Place, scale and the racial claims made for multiracial children in the 1990 US CensusPosted in Articles, Census/Demographics, Family/Parenting, Identity Development/Psychology, Media Archive, United States on 2010-02-26 18:26Z by Steven |
Place, scale and the racial claims made for multiracial children in the 1990 US Census
Ethnic and Racial Studies
Volume 32, Issue 3 (March 2009)
pages 522 – 547
Steven R. Holloway, Professor of Geography
University of Georgia
Richard Wright, Orvil E. Dryfoos Professor of Geography and Public Affairs and Geography Department Chair
Dartmouth College
Mark Ellis, Professor of Geography
University of Washington, Seattle
Margaret East, PhD., Independent Scholar
Lexington, Virginia
Multiracial children embody ambiguities inherent in racial categorization and expose fictions of discrete races.
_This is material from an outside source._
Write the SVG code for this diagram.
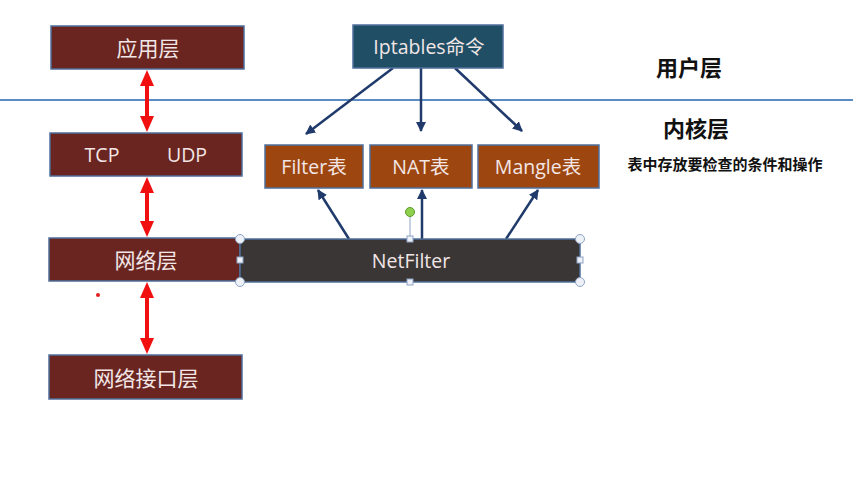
<svg xmlns="http://www.w3.org/2000/svg" width="853" height="498" viewBox="0 0 853 498">
<style>
.layer{fill:#6a2521;stroke:#4f6f9a;stroke-width:1.5}
.tbl{fill:#9e4610;stroke:#4f6f9a;stroke-width:1.5}
.cmd{fill:#1f4e65;stroke:#4f6f9a;stroke-width:1.5}
.nf{fill:#3b3636;stroke:#4f6f9a;stroke-width:1.5}
.lt{font-family:"Noto Sans CJK SC","Open Sans",sans-serif;font-size:21px;fill:#f2e6e6;text-anchor:middle;dominant-baseline:central}
.en{font-family:"Open Sans","Noto Sans CJK SC",sans-serif;font-size:19.5px;fill:#f2e6e6;text-anchor:middle;dominant-baseline:central}
.lbl{font-family:"Noto Sans CJK SC",sans-serif;font-weight:bold;fill:#111;text-anchor:middle;dominant-baseline:central}
.red{stroke:#f01010;stroke-width:4;fill:none}
.blue{stroke:#1f3a6b;stroke-width:2.5;fill:none;marker-end:url(#bh)}
.hc{fill:#eef2f8;stroke:#8ea4c4;stroke-width:1}
</style>
<defs>
<marker id="bh" viewBox="0 0 10 10" refX="9" refY="5" markerWidth="4" markerHeight="4" orient="auto" markerUnits="strokeWidth">
<path d="M0,0 L10,5 L0,10 z" fill="#1f3a6b"/>
</marker>
</defs>
<rect width="853" height="498" fill="#ffffff"/>
<line x1="0" y1="100" x2="853" y2="100" stroke="#5b8cc4" stroke-width="2"/>
<g id="connectors">
<g id="red-arrows" fill="#f01010">
<line class="red" x1="147" y1="82" x2="147" y2="120"/>
<path d="M147,70 L154,86 L140,86 z"/>
<path d="M147,132 L154,116 L140,116 z"/>
<line class="red" x1="147" y1="189" x2="147" y2="225"/>
<path d="M147,177 L154,193 L140,193 z"/>
<path d="M147,237 L154,221 L140,221 z"/>
<line class="red" x1="147" y1="294" x2="147" y2="342"/>
<path d="M147,282 L154,298 L140,298 z"/>
<path d="M147,354 L154,338 L140,338 z"/>
</g>
<line class="blue" x1="393" y1="68" x2="306" y2="134"/>
<line class="blue" x1="421" y1="68" x2="421" y2="131"/>
<line class="blue" x1="455" y1="68" x2="522" y2="131"/>
<line class="blue" x1="349" y1="239" x2="318" y2="190"/>
<line class="blue" x1="422" y1="239" x2="422" y2="190"/>
<line class="blue" x1="506" y1="239" x2="538" y2="190"/>
</g>
<g id="app-layer"><rect class="layer" x="51" y="26" width="193" height="43"/><text class="lt" x="148" y="47">应用层</text></g>
<g id="tcp-udp"><rect class="layer" x="50" y="133" width="192" height="43"/><text class="en" x="102" y="154">TCP</text><text class="en" x="187" y="154">UDP</text></g>
<g id="net-layer"><rect class="layer" x="49" y="238" width="191" height="43"/><text class="lt" x="146" y="259">网络层</text></g>
<g id="link-layer"><rect class="layer" x="49" y="355" width="193" height="44"/><text class="lt" x="146" y="377">网络接口层</text></g>
<g id="iptables"><rect class="cmd" x="353" y="25" width="150" height="43"/><text class="en" x="429" y="46">Iptables命令</text></g>
<g id="filter"><rect class="tbl" x="265" y="145" width="98" height="43"/><text class="en" x="314" y="166">Filter表</text></g>
<g id="nat"><rect class="tbl" x="370" y="145" width="102" height="43"/><text class="en" x="421" y="166">NAT表</text></g>
<g id="mangle"><rect class="tbl" x="478" y="145" width="121" height="43"/><text class="en" x="538" y="166">Mangle表</text></g>
<g id="netfilter">
<rect class="nf" x="240" y="239" width="340" height="43"/>
<text class="en" x="411" y="260">NetFilter</text>
<line x1="410" y1="216" x2="410" y2="239" stroke="#8ea4c4" stroke-width="1"/>
<circle cx="410" cy="212" r="4.5" fill="#8fd14f" stroke="#5a9a2a" stroke-width="1"/>
<circle class="hc" cx="240" cy="239" r="4.5"/>
<circle class="hc" cx="580" cy="239" r="4.5"/>
<circle class="hc" cx="240" cy="282" r="4.5"/>
<circle class="hc" cx="580" cy="282" r="4.5"/>
<rect class="hc" x="407" y="236" width="6" height="6"/>
<rect class="hc" x="407" y="279" width="6" height="6"/>
<rect class="hc" x="237" y="257" width="6" height="6"/>
<rect class="hc" x="577" y="257" width="6" height="6"/>
</g>
<circle cx="98" cy="295" r="2" fill="#e02020"/>
<g id="labels">
<text class="lbl" x="689" y="66" font-size="22">用户层</text>
<text class="lbl" x="696" y="127" font-size="22">内核层</text>
<text class="lbl" x="725" y="163" font-size="15">表中存放要检查的条件和操作</text>
</g>
</svg>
Nevertheless, parents of multiracial children were asked for the 1990 US Census to report a single race for their offspring. Using confidential 1990 Census micro-data, we investigate the choices parents made for the three most common racially mixed household types (Asian-white, black-white and Latino-white) in twelve large metropolitan areas. We find that context affects the reporting of children’s racial identity. We examine these effects with models that incorporate three spatial scales: households, neighbourhoods and metropolitan areas. Model estimates reveal that racial claims made by parents of Latino- and Asian-white (but not black-white) children varied significantly across metropolitan area. A neighbourhood’s proportion white increased the probability that parents reported their children as white, while a neighbourhood’s racial diversity increased the probability that black-white parents claimed a non-white race (black or ‘other’) for their children.